**YOUR INSTRUCTIONS**
Return the lines where the word "LaTeX" occurs.

**SUPPLIED RECORDS**

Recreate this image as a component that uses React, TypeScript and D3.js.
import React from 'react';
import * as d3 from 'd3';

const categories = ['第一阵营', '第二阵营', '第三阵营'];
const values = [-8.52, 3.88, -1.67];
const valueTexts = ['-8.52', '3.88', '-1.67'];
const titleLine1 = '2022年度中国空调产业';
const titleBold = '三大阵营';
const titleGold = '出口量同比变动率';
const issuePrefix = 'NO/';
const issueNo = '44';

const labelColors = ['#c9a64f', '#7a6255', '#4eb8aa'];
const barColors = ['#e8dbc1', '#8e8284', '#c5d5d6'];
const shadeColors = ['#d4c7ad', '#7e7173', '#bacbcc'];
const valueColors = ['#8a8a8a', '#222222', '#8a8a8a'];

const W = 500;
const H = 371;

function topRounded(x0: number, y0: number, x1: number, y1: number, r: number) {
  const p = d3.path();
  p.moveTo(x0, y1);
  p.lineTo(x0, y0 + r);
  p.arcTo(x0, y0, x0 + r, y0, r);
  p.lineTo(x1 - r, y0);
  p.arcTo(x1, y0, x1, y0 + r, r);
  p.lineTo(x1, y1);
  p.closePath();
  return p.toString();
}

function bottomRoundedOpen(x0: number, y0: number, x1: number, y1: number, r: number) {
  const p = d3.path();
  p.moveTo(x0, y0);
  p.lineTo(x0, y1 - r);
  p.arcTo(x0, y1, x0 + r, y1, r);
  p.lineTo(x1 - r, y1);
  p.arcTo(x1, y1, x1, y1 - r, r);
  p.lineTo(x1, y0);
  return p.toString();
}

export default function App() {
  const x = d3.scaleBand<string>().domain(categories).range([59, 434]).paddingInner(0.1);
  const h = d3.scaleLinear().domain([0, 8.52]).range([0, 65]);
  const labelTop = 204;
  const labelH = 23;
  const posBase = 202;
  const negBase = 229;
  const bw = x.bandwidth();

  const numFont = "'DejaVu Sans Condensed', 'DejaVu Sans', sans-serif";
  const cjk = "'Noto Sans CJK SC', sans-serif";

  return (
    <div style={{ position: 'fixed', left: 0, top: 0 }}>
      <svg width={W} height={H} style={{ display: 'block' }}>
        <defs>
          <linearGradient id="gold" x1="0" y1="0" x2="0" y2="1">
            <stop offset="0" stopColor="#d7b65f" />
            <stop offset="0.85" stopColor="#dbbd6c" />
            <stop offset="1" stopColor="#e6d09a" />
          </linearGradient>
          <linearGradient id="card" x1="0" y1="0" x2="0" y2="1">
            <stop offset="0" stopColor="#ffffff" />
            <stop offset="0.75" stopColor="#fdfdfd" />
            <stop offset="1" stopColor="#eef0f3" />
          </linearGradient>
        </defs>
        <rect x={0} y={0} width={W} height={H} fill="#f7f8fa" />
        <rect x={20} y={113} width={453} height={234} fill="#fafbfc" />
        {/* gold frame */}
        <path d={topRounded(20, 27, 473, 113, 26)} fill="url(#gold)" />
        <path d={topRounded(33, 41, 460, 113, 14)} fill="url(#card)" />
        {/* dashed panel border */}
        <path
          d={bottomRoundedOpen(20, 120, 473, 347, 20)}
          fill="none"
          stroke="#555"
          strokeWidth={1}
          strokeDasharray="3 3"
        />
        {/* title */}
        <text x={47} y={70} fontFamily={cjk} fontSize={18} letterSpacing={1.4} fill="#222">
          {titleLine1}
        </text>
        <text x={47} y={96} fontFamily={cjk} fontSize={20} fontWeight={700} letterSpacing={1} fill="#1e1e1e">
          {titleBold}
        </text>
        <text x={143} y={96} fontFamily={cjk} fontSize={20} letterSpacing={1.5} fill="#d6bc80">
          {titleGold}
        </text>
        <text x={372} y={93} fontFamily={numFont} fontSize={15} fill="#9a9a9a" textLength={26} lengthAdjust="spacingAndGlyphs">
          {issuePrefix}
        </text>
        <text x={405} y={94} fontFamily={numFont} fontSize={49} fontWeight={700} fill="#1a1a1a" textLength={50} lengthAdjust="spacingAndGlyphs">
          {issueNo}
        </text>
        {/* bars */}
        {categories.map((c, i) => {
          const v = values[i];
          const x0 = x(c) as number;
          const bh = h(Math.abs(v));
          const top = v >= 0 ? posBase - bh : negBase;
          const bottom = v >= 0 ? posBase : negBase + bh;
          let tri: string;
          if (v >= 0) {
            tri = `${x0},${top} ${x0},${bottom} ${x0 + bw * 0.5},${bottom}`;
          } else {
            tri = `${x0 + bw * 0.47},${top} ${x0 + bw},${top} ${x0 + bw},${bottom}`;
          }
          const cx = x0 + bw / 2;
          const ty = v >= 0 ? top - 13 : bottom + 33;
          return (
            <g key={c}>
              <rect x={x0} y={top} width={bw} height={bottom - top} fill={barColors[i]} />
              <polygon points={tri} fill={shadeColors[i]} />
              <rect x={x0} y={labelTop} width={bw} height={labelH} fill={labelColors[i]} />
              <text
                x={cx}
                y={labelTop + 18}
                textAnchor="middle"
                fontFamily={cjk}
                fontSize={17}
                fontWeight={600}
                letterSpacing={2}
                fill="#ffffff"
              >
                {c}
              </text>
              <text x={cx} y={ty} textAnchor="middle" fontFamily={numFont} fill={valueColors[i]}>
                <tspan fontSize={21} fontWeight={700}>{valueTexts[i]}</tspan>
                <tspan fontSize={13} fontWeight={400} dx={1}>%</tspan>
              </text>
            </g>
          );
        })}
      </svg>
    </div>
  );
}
* * *
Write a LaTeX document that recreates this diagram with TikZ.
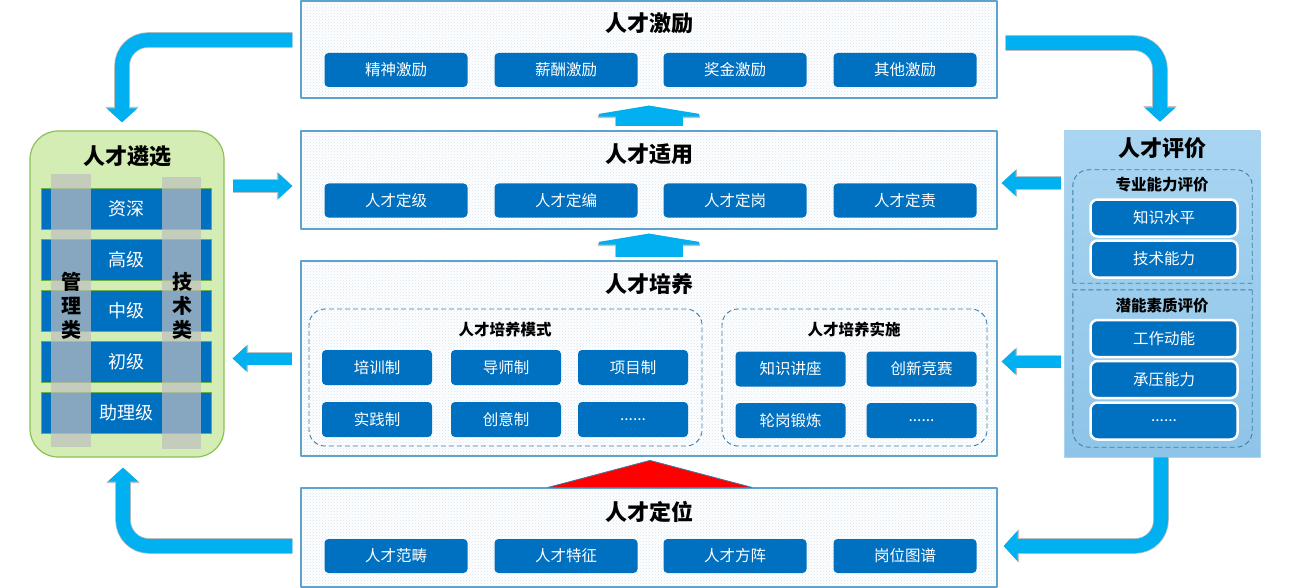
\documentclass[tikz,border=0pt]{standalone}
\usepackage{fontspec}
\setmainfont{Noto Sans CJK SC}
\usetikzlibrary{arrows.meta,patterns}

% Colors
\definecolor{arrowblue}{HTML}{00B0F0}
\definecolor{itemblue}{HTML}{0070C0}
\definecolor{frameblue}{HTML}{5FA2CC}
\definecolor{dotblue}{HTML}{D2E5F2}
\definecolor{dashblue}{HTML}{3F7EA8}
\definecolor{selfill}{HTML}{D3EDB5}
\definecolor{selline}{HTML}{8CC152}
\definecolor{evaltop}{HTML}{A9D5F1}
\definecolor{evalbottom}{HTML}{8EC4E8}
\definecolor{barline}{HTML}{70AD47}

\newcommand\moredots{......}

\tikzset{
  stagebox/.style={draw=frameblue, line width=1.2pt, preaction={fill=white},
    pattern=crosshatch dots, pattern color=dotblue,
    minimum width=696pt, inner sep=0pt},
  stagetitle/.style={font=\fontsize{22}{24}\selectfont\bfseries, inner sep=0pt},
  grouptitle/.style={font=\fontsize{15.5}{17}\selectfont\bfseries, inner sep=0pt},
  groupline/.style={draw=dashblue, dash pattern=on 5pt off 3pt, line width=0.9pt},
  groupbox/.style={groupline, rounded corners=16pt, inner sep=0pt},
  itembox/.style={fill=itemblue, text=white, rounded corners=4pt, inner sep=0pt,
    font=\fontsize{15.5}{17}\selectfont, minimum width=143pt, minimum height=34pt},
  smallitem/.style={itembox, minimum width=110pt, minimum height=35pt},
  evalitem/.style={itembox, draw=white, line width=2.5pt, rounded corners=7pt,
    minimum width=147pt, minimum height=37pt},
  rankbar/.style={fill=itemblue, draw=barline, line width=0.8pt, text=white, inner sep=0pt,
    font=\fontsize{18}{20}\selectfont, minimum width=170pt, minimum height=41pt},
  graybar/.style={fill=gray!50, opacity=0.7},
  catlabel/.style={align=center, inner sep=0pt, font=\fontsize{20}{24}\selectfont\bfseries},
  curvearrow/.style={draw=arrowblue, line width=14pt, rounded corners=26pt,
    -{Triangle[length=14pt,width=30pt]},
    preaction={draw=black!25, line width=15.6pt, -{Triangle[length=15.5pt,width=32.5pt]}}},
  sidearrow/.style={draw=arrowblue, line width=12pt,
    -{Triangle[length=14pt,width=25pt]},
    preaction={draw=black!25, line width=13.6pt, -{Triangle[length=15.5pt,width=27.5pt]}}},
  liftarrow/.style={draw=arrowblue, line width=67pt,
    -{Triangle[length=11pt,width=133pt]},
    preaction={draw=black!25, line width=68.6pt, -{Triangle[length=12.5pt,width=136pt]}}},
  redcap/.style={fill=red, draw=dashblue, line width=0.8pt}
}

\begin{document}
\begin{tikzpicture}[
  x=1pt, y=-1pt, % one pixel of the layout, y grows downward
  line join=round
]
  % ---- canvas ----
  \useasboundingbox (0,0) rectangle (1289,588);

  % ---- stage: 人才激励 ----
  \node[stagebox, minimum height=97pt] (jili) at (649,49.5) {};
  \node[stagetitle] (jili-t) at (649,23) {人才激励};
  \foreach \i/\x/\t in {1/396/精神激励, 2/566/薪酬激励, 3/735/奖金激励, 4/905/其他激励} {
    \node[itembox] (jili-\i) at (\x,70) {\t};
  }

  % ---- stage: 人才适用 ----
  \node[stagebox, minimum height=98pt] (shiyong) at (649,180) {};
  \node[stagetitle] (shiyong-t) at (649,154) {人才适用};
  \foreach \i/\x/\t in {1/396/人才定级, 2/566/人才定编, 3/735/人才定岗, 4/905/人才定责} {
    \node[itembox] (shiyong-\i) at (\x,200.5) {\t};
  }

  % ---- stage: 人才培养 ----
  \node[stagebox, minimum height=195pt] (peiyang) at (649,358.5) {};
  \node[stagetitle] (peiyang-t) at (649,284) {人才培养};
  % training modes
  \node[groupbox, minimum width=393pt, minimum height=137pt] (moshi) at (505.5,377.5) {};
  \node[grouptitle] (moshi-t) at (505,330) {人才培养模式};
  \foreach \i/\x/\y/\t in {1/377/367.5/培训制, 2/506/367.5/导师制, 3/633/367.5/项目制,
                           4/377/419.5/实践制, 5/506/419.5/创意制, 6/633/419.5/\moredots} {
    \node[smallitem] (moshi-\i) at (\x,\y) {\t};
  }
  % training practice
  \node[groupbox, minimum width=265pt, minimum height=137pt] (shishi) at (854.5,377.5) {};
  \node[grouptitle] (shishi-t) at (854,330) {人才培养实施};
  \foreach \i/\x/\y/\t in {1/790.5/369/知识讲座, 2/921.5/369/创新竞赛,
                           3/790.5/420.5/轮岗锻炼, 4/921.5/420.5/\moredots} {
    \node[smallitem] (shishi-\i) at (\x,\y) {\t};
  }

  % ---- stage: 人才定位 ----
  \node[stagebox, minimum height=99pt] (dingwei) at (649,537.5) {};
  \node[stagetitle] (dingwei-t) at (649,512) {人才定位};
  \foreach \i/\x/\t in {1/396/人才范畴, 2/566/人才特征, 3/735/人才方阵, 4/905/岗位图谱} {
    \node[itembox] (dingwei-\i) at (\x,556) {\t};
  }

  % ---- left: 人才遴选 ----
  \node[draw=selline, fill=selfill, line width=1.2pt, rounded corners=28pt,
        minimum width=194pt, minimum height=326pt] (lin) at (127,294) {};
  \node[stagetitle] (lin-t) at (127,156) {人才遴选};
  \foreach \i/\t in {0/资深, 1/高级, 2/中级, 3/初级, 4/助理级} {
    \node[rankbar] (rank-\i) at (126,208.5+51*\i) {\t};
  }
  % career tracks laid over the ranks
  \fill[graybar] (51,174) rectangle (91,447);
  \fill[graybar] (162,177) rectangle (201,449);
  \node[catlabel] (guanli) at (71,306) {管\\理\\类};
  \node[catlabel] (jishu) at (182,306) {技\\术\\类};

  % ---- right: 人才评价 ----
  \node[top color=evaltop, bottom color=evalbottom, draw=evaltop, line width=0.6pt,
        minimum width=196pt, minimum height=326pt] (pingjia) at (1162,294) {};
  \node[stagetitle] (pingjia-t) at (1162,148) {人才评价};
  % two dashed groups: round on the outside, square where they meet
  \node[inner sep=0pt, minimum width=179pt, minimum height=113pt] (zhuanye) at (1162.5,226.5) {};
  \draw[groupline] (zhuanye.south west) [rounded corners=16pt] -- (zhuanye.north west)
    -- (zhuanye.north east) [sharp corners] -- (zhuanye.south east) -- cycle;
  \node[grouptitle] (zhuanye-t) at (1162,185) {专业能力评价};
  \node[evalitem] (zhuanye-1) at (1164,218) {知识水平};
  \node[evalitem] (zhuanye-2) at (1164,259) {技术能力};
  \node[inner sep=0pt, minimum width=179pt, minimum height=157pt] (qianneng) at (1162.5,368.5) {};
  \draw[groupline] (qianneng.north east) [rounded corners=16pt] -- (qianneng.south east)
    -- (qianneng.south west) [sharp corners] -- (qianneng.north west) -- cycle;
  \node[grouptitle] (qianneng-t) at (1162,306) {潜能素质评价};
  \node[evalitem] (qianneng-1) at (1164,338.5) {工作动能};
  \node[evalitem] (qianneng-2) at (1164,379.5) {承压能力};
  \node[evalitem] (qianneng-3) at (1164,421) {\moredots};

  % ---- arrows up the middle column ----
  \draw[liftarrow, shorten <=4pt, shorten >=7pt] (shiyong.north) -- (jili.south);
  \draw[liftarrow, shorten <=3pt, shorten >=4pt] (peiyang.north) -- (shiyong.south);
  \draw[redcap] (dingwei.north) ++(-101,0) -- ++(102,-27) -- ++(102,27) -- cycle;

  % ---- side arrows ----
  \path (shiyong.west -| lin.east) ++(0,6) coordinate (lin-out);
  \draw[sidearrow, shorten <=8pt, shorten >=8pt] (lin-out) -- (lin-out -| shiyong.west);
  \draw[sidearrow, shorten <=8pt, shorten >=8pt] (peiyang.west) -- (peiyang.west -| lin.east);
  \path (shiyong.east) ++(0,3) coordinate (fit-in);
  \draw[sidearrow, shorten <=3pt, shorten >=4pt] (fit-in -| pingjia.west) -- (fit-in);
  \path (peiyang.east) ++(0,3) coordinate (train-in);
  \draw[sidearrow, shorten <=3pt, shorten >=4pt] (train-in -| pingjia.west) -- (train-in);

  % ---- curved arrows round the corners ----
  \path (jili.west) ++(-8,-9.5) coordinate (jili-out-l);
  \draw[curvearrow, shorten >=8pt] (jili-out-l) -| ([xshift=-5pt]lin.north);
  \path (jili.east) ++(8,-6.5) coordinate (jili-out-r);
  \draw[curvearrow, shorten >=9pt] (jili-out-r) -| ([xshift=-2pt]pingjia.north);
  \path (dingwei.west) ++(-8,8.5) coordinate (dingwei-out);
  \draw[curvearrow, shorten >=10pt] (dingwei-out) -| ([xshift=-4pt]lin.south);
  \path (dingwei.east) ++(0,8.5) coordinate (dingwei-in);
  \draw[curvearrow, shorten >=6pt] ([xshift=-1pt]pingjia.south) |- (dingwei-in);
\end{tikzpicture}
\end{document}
--
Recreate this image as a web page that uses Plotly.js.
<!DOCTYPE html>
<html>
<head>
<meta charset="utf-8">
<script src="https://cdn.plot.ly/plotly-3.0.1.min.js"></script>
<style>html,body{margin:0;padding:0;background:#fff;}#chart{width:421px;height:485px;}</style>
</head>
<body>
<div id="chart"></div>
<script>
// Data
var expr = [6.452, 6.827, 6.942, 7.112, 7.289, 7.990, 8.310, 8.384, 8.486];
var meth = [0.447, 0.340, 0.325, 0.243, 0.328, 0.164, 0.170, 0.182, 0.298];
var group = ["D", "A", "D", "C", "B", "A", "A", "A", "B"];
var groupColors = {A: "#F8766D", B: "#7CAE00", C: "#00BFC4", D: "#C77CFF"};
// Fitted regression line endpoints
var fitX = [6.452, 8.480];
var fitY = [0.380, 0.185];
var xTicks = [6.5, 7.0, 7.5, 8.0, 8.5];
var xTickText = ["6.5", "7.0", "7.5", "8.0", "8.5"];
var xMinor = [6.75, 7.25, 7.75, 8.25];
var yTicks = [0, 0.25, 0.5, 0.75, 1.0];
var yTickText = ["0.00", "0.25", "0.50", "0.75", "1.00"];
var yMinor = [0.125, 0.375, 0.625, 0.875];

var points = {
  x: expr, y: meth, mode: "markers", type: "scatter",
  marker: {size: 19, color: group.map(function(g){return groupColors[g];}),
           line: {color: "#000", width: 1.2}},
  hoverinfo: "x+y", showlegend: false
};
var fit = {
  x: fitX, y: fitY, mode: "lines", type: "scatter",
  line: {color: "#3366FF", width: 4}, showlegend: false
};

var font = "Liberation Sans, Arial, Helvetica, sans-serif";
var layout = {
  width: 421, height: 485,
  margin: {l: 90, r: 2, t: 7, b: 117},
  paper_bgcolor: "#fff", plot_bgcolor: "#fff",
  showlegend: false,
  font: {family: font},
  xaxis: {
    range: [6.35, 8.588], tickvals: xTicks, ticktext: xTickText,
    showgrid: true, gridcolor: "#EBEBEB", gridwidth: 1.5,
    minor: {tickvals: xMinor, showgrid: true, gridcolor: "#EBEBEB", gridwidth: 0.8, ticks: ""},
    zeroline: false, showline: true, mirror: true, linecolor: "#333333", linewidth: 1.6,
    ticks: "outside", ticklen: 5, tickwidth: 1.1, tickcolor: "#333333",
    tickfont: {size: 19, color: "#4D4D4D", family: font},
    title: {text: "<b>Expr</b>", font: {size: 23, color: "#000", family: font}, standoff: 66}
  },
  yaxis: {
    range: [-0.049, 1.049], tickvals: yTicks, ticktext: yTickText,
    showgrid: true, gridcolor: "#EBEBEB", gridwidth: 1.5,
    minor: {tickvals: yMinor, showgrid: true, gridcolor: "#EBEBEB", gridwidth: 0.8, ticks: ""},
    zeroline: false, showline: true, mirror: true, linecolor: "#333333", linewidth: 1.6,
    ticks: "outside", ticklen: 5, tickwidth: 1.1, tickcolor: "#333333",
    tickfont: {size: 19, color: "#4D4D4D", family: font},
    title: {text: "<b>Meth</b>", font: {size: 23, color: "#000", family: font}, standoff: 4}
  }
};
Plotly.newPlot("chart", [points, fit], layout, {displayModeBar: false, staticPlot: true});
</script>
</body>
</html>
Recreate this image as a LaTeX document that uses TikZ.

**COMPLETE RESPONSE**
Write a LaTeX document that recreates this diagram with TikZ.
Recreate this image as a LaTeX document that uses TikZ.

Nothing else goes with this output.